Faster algorithms to enumerate hypergraph transversals

TL;DR

This paper introduces new exponential-time algorithms for enumerating all minimal transversals in hypergraphs, improving efficiency for hypergraphs of rank greater than 2 and providing better bounds on their number.

Contribution

The authors develop and analyze faster algorithms for enumerating minimal transversals in hypergraphs of fixed rank, surpassing previous methods in efficiency and bounds.

Findings

Enumerates all minimal transversals in hypergraphs of rank 3 in O(1.6755^n) time.

Improves bounds on the maximum number of minimal transversals for hypergraphs of rank k>2.

Enhances algorithms for counting and finding minimum transversals in hypergraphs of rank k>2 and k>5.

Abstract

A transversal of a hypergraph is a set of vertices intersecting each hyperedge. We design and analyze new exponential-time algorithms to enumerate all inclusion-minimal transversals of a hypergraph. For each fixed k>2, our algorithms for hypergraphs of rank k, where the rank is the maximum size of a hyperedge, outperform the previous best. This also implies improved upper bounds on the maximum number of minimal transversals in n-vertex hypergraphs of rank k>2. Our main algorithm is a branching algorithm whose running time is analyzed with Measure and Conquer.

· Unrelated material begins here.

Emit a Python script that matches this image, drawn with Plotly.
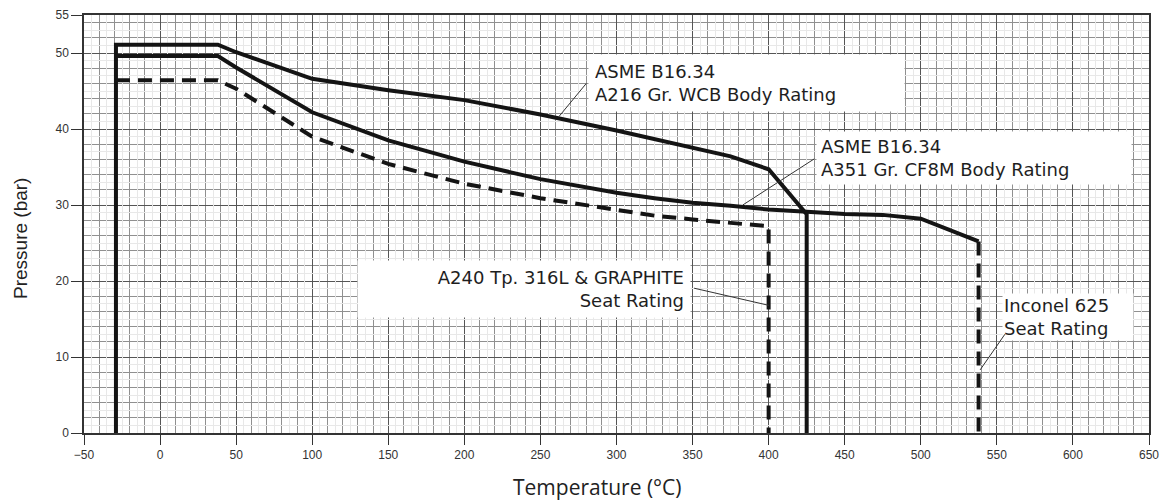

It enumerates all minimal transversals of hypergraphs of rank 3 on n vertices in time O(1.6755^n). Our algorithm for hypergraphs of rank 4 is based on iterative compression. Our enumeration algorithms improve upon the best known algorithms for counting minimum transversals in hypergraphs of rank k for k>2 and for computing a minimum transversal in hypergraphs of rank k for k>5.